A Brief Overview Of How To Dry Your Firewood In Your Oven
While I recommend you read my in-depth guide I will go over the basics of how to dry your wood via your oven. I will give a brief overview of how to do this for those who are looking for a quick guide.
The first step you will want to do is to turn your oven on to about 200 – 225 degrees F and let it come to this temperature which shouldn’t take to long. If your oven has a convection fan then you will need to turn that on as well.
Next, you will want to load the wood on the oven racks and there are a few things you will want to look out for here. You will want to make sure the wood isn’t touching or only a very minimal amount of touching. You will want to make sure none of the wood will fall through the rack so including even the smaller pieces.

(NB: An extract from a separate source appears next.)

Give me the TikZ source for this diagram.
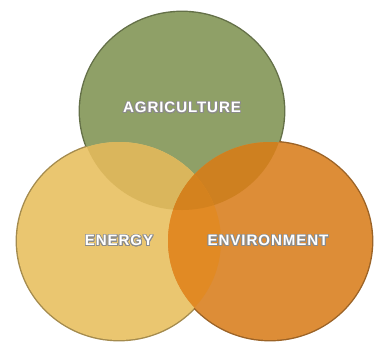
\documentclass[tikz,border=0pt]{standalone}
\usepackage{fontspec}
\usepackage{contour}
\newfontfamily\labelfont[LetterSpace=6]{Liberation Sans}
\contourlength{0.45pt}
\contournumber{24}

\definecolor{agrigreen}{RGB}{143,160,103}
\definecolor{energyyellow}{RGB}{234,198,112}
\definecolor{envorange}{RGB}{221,141,55}
\definecolor{agriener}{RGB}{218,182,92}
\definecolor{agrienv}{RGB}{206,128,32}
\definecolor{enerenv}{RGB}{225,138,36}
\definecolor{allthree}{RGB}{212,130,30}

\tikzset{
  rim/.style={draw=#1, line width=1.6pt},
  vennlabel/.style={text=white, font=\labelfont\bfseries\fontsize{8.6}{10}\selectfont}
}

\begin{document}
\begin{tikzpicture}[x=0.02cm, y=-0.02cm]
\useasboundingbox (0,0) rectangle (376,342);
\def\rx{102}
\def\ry{99}
\coordinate (agri) at (182,111);
\coordinate (ener) at (119,241);
\coordinate (envi) at (270,241);

% dark rims, mostly covered by the fills
\draw[rim=agrigreen!70!black] (agri) ellipse [x radius=\rx, y radius=\ry];
\draw[rim=energyyellow!70!black] (ener) ellipse [x radius=\rx, y radius=\ry];
\draw[rim=envorange!70!black] (envi) ellipse [x radius=\rx, y radius=\ry];

% fills
\fill[agrigreen] (agri) ellipse [x radius=\rx, y radius=\ry];
\fill[energyyellow] (ener) ellipse [x radius=\rx, y radius=\ry];
\fill[envorange] (envi) ellipse [x radius=\rx, y radius=\ry];

% overlaps
\begin{scope}
\clip (agri) ellipse [x radius=\rx, y radius=\ry];
\fill[agriener] (ener) ellipse [x radius=\rx, y radius=\ry];
\fill[agrienv] (envi) ellipse [x radius=\rx, y radius=\ry];
\end{scope}
\begin{scope}
\clip (ener) ellipse [x radius=\rx, y radius=\ry];
\fill[enerenv] (envi) ellipse [x radius=\rx, y radius=\ry];
\clip (envi) ellipse [x radius=\rx, y radius=\ry];
\fill[allthree] (agri) ellipse [x radius=\rx, y radius=\ry];
\end{scope}

% labels
\node[vennlabel] (agrilabel) at (182,108) {\contour{black!45}{AGRICULTURE}};
\node[vennlabel] (enerlabel) at (119,241) {\contour{black!45}{ENERGY}};
\node[vennlabel] (envilabel) at (268,241) {\contour{black!45}{ENVIRONMENT}};
\end{tikzpicture}
\end{document}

You will also want to add a tray with water at the bottom of it to help with humidity and is a crucial step.
This next step is to leave the wood in the oven for an hour while checking on it constantly to make sure it hasn’t caught on fire. You will want to remove pieces to check to see if there is still moisture in the wood which can be difficult and I find the easiest to use a tool. If there is still moisture you will want to put it back in the oven and test again after 15 minutes.
The last step is to remove the wood and store it in a safe place to let it cool down which you will need to check on it to make sure it hasn’t caught on fire. I would recommend checking the wood for moisture again to make sure it’s ready and if it’s not you will need to put it back in the oven.
Just Remember To Stay Safe
This can be a dangerous job so I recommend taking extra special care while doing it by wearing things like oven mitts or something stronger. I also recommend staying around the oven while you’re doing this as it can be dangerous and you don’t want it to catch fire while you’re not around.
If there is smoke or fire I recommend turning off the oven and leave the door closed and let it burn itself out. You will need to wait a bit before you can open the oven and I’d recommend opening all doors and windows in the house. If the fire persists then I recommend calling the fire department and leaving the house.